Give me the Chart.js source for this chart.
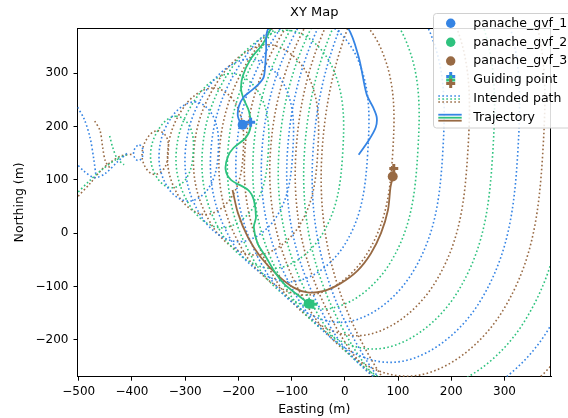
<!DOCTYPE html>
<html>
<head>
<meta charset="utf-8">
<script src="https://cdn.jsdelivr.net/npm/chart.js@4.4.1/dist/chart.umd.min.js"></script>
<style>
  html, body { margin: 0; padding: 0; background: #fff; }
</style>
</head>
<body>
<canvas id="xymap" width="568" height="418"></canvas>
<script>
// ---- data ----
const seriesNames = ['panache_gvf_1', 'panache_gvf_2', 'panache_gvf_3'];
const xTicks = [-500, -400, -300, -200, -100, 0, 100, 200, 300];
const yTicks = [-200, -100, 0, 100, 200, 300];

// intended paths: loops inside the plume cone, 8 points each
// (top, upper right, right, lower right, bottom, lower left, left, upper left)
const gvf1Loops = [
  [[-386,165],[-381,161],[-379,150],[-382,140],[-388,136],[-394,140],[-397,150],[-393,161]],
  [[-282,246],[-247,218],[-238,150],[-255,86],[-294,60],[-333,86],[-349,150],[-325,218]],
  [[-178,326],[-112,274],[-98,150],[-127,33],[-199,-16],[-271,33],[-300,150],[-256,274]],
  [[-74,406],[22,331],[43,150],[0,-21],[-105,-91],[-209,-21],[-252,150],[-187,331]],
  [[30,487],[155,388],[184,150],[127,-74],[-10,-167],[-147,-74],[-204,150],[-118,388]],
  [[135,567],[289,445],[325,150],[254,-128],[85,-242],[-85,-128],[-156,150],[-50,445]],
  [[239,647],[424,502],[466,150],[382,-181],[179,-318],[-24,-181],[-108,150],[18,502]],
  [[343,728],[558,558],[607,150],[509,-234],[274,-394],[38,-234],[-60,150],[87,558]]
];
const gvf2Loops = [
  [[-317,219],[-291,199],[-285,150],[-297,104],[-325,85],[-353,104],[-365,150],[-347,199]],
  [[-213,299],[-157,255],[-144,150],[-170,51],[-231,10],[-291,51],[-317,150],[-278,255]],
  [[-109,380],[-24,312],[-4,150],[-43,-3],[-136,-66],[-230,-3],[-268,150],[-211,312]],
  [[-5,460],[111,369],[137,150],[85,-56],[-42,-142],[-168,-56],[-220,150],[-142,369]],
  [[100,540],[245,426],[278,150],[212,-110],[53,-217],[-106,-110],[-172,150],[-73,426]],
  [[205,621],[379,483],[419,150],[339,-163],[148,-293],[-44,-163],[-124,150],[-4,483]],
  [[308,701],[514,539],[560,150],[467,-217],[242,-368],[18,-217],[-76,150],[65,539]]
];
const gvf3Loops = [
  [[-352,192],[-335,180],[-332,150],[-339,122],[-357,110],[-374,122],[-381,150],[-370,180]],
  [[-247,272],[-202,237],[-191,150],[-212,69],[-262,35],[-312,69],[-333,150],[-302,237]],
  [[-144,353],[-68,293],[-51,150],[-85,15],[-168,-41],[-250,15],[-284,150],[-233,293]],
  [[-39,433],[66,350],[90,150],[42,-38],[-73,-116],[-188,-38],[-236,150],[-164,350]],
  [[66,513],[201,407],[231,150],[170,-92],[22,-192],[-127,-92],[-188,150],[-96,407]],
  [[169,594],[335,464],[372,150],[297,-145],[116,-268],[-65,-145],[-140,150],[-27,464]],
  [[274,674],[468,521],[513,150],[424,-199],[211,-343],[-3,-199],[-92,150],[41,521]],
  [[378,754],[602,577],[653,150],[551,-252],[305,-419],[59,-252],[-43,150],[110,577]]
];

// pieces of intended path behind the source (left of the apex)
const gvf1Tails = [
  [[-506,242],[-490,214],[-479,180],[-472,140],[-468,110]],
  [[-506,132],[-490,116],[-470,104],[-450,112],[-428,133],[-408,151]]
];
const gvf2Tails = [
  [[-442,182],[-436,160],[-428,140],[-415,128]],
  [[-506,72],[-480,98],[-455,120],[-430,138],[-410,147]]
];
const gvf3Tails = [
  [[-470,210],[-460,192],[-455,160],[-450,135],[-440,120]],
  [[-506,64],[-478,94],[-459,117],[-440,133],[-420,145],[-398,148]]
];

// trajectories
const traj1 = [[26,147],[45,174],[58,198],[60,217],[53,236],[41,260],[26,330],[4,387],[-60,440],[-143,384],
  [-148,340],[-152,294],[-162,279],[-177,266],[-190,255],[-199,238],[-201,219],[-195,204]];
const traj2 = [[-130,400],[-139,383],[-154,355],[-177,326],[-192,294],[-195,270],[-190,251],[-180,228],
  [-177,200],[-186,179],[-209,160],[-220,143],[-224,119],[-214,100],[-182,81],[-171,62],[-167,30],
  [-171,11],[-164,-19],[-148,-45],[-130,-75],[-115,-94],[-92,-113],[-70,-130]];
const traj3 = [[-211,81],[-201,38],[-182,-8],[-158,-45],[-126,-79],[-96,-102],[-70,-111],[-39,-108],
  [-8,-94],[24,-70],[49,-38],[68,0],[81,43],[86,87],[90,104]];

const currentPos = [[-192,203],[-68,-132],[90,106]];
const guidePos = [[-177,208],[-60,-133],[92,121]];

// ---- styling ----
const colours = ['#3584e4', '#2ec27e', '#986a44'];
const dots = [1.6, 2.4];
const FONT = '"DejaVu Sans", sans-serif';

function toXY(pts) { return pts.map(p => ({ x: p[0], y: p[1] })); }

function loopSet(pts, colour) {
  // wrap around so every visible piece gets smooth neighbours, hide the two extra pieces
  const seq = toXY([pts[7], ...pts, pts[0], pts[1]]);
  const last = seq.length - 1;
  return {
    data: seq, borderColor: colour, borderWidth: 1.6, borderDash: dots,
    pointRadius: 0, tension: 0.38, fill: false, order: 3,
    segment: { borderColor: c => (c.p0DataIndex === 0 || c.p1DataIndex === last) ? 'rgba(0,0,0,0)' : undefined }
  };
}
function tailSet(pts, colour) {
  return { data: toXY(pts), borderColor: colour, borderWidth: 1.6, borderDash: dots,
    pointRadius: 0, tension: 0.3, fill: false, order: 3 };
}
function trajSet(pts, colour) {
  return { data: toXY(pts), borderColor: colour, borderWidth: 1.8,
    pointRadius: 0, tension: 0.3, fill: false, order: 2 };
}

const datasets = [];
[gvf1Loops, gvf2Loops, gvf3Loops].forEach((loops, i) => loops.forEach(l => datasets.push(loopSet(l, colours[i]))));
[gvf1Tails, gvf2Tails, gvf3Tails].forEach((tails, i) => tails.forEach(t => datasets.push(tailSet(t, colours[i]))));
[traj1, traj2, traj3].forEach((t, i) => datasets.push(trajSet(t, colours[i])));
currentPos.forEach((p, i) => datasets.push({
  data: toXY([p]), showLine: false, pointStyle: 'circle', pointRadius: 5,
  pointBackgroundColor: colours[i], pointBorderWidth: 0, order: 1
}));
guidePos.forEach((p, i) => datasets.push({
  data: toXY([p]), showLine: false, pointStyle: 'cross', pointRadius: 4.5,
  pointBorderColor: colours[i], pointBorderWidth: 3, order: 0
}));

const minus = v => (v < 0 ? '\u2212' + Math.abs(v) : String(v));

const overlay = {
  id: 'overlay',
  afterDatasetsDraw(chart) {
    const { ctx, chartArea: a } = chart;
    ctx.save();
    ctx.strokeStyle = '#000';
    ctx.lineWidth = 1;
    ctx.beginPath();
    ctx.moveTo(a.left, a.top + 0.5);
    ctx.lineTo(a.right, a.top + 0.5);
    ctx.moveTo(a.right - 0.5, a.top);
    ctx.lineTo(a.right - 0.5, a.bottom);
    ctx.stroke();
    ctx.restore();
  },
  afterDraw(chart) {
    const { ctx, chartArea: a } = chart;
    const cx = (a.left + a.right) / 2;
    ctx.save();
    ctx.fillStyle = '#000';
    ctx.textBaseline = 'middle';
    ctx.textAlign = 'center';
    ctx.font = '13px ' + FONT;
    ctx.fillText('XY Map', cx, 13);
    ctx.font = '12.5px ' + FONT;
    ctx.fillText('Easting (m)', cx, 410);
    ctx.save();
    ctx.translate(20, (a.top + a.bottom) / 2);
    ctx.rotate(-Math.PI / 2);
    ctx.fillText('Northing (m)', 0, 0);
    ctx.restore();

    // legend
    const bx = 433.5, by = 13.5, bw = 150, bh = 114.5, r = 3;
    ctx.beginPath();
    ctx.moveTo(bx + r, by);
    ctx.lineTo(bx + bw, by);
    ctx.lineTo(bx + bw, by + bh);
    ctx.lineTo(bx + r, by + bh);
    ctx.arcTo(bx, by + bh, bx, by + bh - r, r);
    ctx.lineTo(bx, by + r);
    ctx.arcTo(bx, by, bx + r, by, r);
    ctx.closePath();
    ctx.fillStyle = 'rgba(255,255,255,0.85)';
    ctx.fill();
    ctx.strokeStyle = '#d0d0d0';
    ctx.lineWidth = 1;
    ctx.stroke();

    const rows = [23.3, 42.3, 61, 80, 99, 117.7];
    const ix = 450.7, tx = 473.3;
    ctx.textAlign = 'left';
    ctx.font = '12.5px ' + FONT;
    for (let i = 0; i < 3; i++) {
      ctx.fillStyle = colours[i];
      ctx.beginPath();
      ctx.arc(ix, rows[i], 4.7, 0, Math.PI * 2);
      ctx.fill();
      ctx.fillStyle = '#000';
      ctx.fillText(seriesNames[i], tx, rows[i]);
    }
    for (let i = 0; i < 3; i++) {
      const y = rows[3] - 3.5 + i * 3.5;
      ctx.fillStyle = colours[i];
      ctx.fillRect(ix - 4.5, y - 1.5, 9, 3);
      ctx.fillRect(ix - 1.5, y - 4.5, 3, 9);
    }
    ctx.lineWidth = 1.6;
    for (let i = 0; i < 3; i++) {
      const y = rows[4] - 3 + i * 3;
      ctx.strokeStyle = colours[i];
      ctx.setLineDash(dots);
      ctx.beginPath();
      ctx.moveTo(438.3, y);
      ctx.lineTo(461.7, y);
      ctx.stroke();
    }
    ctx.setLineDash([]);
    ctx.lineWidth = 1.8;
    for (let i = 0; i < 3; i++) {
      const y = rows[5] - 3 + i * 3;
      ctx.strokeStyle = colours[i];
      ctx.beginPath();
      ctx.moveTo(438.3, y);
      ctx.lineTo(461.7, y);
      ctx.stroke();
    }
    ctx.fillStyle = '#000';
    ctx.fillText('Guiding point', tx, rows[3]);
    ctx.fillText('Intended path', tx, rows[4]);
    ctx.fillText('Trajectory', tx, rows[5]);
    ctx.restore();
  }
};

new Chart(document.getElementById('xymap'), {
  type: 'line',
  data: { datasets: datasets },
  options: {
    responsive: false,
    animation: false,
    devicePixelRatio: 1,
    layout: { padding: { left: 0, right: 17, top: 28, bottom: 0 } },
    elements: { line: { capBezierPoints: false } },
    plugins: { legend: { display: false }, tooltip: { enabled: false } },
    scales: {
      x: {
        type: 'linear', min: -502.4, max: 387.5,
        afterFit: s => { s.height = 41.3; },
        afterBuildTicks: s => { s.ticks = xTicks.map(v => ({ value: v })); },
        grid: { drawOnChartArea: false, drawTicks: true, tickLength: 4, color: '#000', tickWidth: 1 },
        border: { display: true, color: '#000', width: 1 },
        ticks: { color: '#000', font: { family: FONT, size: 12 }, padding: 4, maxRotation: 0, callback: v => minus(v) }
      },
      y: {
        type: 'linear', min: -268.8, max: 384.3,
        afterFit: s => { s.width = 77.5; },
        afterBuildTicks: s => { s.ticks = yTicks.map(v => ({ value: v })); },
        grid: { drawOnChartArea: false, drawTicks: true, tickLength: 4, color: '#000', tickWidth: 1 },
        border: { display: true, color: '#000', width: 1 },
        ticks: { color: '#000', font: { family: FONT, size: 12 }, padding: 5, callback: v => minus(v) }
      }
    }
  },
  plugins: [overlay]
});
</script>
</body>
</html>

--- --- ---

» TASK PROMPT:
Please reproduce the listing exactly from its opening line through the line that contains "const yTicks = [-200, -100, 0, 100, 200, 300];", both included, with all pictures omitted.

» WRITTEN SOLUTION:
Give me the Chart.js source for this chart.
<!DOCTYPE html>
<html>
<head>
<meta charset="utf-8">
<script src="https://cdn.jsdelivr.net/npm/chart.js@4.4.1/dist/chart.umd.min.js"></script>
<style>
  html, body { margin: 0; padding: 0; background: #fff; }
</style>
</head>
<body>
<canvas id="xymap" width="568" height="418"></canvas>
<script>
// ---- data ----
const seriesNames = ['panache_gvf_1', 'panache_gvf_2', 'panache_gvf_3'];
const xTicks = [-500, -400, -300, -200, -100, 0, 100, 200, 300];
const yTicks = [-200, -100, 0, 100, 200, 300];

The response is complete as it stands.